Biblical preaching can best be done by discovering what the text said and what the text says. The first without the last reduces preaching to a lecture. The last without the first robs the sermon of its theological significance as the proclamation by the Spoken Word of the Revealed Word through the Written Word. The wise preacher finds what the text meant and then proclaims what it always means for his congregation.
This all too brief glance at some of the preaching opportunities in James is intended only as a “seed-bed.” These suggestions from James largely concern “what the text meant.” It remains for the minister, inspired to whatever degree possible by this treatment, to make his own study of the text and to use every facility of his imagination to apply the truths of the text to his people.

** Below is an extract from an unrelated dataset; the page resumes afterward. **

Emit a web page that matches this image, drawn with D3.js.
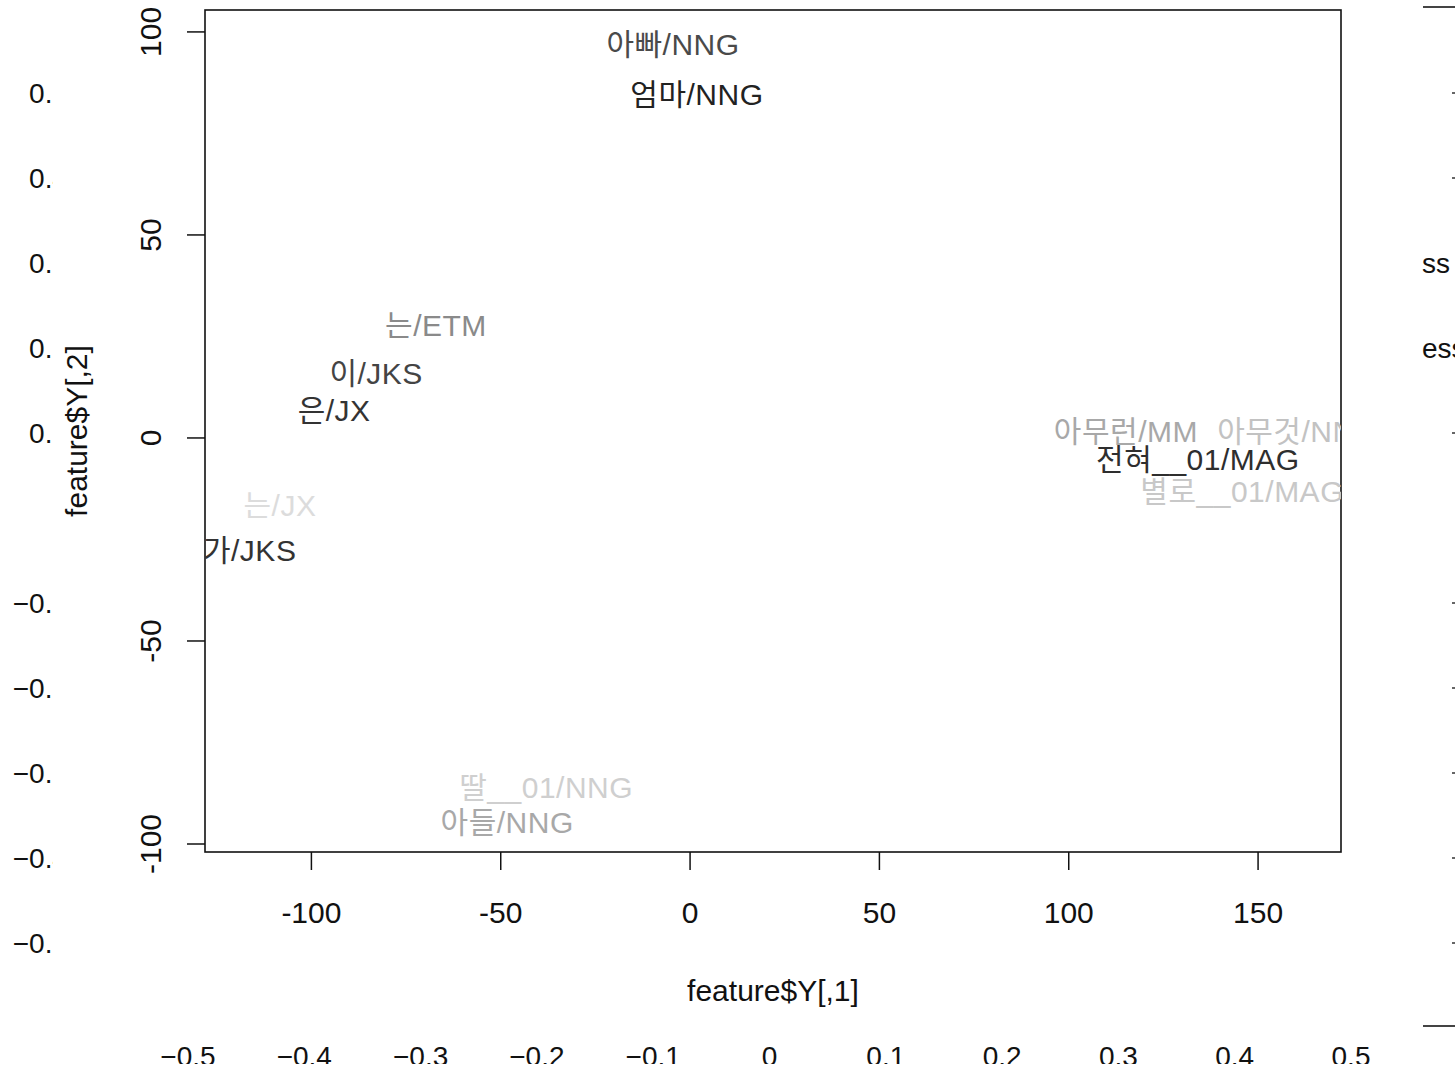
<!DOCTYPE html>
<html>
<head>
<meta charset="utf-8">
<script src="https://cdn.jsdelivr.net/npm/d3@7"></script>
<style>
  html, body { margin: 0; padding: 0; background: #fff; }
  svg { display: block; }
</style>
</head>
<body>
<div id="chart"></div>
<script>
// word labels from the 2-D embedding
const words = ["아빠/NNG", "엄마/NNG", "는/ETM", "이/JKS", "은/JX", "는/JX", "가/JKS",
  "딸__01/NNG", "아들/NNG", "아무런/MM", "아무것/NNG", "전혀__01/MAG", "별로__01/MAG"];
const dim1 = [-4.5, 1.8, -67.1, -82.9, -94.0, -108.3, -116.3, -38.0, -48.3, 115.1, 160.5, 134.1, 145.8];
const dim2 = [97.0, 84.7, 27.6, 15.9, 6.7, -16.7, -27.8, -86.2, -94.8, 1.7, 1.7, -5.4, -13.1];
const greys = ["#4a4a4a", "#222", "#8a8a8a", "#444", "#333", "#dcdcdc", "#333",
  "#cfcfcf", "#a8a8a8", "#a8a8a8", "#c2c2c2", "#2e2e2e", "#c8c8c8"];

const xTicks = [-100, -50, 0, 50, 100, 150];
const yTicks = [-100, -50, 0, 50, 100];

// leftover axis from a plot underneath
const ghostTicks = [-0.5, -0.4, -0.3, -0.2, -0.1, 0, 0.1, 0.2, 0.3, 0.4, 0.5];
const ghostRightText = [null, null, null, null, null, null, null, "ess", "ss", null, null];

const width = 1455, height = 1071;
const font = "'Liberation Sans', Arial, 'Noto Sans CJK KR', sans-serif";
const box = { left: 205, right: 1341, top: 10, bottom: 852 };

const x = d3.scaleLinear().domain([-128.1, 171.9]).range([box.left, box.right]);
const y = d3.scaleLinear().domain([-101.97, 105.4]).range([box.bottom, box.top]);

const svg = d3.select("#chart").append("svg")
    .attr("width", width)
    .attr("height", height)
    .style("font-family", font);

const defs = svg.append("defs");
defs.append("clipPath").attr("id", "plotclip")
  .append("rect")
    .attr("x", box.left).attr("y", box.top)
    .attr("width", box.right - box.left).attr("height", box.bottom - box.top);
defs.append("clipPath").attr("id", "leftclip")
  .append("rect").attr("x", 0).attr("y", 0).attr("width", 53).attr("height", height);
defs.append("clipPath").attr("id", "bottomclip")
  .append("rect").attr("x", 0).attr("y", 0).attr("width", width).attr("height", 1064);

// ghost axes
const gy = d3.scaleLinear().domain([-0.5, 0.5]).range([943, 93]);
const gx = d3.scaleLinear().domain([-0.5, 0.5]).range([188, 1351]);
const gfmt = d => d === 0 ? "0" : (d < 0 ? "\u2212" : "") + Math.abs(d).toFixed(1);

svg.append("g").attr("clip-path", "url(#leftclip)")
  .selectAll("text")
  .data(ghostTicks.filter(d => d !== 0))
  .join("text")
    .attr("x", 68)
    .attr("y", d => gy(d))
    .attr("dy", "0.35em")
    .attr("text-anchor", "end")
    .attr("font-size", 28)
    .attr("fill", "#111")
    .text(gfmt);

svg.append("g").attr("clip-path", "url(#bottomclip)")
  .selectAll("text")
  .data(ghostTicks)
  .join("text")
    .attr("x", d => gx(d))
    .attr("y", 1066)
    .attr("text-anchor", "middle")
    .attr("font-size", 28)
    .attr("fill", "#111")
    .text(gfmt);

const right = svg.append("g");
right.append("line").attr("x1", 1423).attr("x2", width).attr("y1", 7).attr("y2", 7)
  .attr("stroke", "#444").attr("stroke-width", 2);
right.append("line").attr("x1", 1423).attr("x2", width).attr("y1", 1026).attr("y2", 1026)
  .attr("stroke", "#444").attr("stroke-width", 2);
right.selectAll("rect.dot")
  .data(ghostTicks.filter((d, i) => d !== 0 && !ghostRightText[i]))
  .join("rect")
    .attr("class", "dot")
    .attr("x", 1452).attr("y", d => gy(d) - 1)
    .attr("width", 3).attr("height", 2)
    .attr("fill", "#666");
right.selectAll("text")
  .data(ghostTicks.map((d, i) => ({ d, t: ghostRightText[i] })).filter(o => o.t))
  .join("text")
    .attr("x", 1422)
    .attr("y", o => gy(o.d))
    .attr("dy", "0.35em")
    .attr("font-size", 28)
    .attr("fill", "#111")
    .text(o => o.t);

// main plot box
svg.append("rect")
    .attr("x", box.left).attr("y", box.top)
    .attr("width", box.right - box.left).attr("height", box.bottom - box.top)
    .attr("fill", "none").attr("stroke", "#111").attr("stroke-width", 1.6);

// x axis
const xa = svg.append("g");
xa.selectAll("line").data(xTicks).join("line")
    .attr("x1", d => x(d)).attr("x2", d => x(d))
    .attr("y1", box.bottom).attr("y2", box.bottom + 18)
    .attr("stroke", "#111").attr("stroke-width", 1.5);
xa.selectAll("text").data(xTicks).join("text")
    .attr("x", d => x(d)).attr("y", 912)
    .attr("dy", "0.35em")
    .attr("text-anchor", "middle")
    .attr("font-size", 30).attr("fill", "#111")
    .text(d => d);

// y axis
const ya = svg.append("g");
ya.selectAll("line").data(yTicks).join("line")
    .attr("x1", box.left - 18).attr("x2", box.left)
    .attr("y1", d => y(d)).attr("y2", d => y(d))
    .attr("stroke", "#111").attr("stroke-width", 1.5);
ya.selectAll("text").data(yTicks).join("text")
    .attr("transform", d => `translate(150,${y(d)}) rotate(-90)`)
    .attr("dy", "0.35em")
    .attr("text-anchor", "middle")
    .attr("font-size", 30).attr("fill", "#111")
    .text(d => d);

// axis titles
svg.append("text")
    .attr("x", (box.left + box.right) / 2).attr("y", 990)
    .attr("dy", "0.35em")
    .attr("text-anchor", "middle")
    .attr("font-size", 30).attr("fill", "#111")
    .text("feature$Y[,1]");
svg.append("text")
    .attr("transform", `translate(76,${(box.top + box.bottom) / 2}) rotate(-90)`)
    .attr("dy", "0.35em")
    .attr("text-anchor", "middle")
    .attr("font-size", 30).attr("fill", "#111")
    .text("feature$Y[,2]");

// word labels
const pts = words.map((w, i) => ({ w, x: dim1[i], y: dim2[i], c: greys[i] }));
svg.append("g").attr("clip-path", "url(#plotclip)")
  .selectAll("text")
  .data(pts)
  .join("text")
    .attr("x", d => x(d.x))
    .attr("y", d => y(d.y))
    .attr("dy", "0.35em")
    .attr("text-anchor", "middle")
    .attr("font-size", 30)
    .attr("letter-spacing", 0.5)
    .attr("fill", d => d.c)
    .text(d => d.w);
</script>
</body>
</html>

Great preaching can never be “canned.” It must grow out of the needs of a people who are “church” to a minister.
There are those who insist that “preaching is dead.” There is the possibility, however, that the fault is not with preaching but with preachers. The challenge of this year’s January Bible Study is to renew the pulpit as well as to renew the study of God’s Word. Such a renewal is essential to the continuing ministry of the church.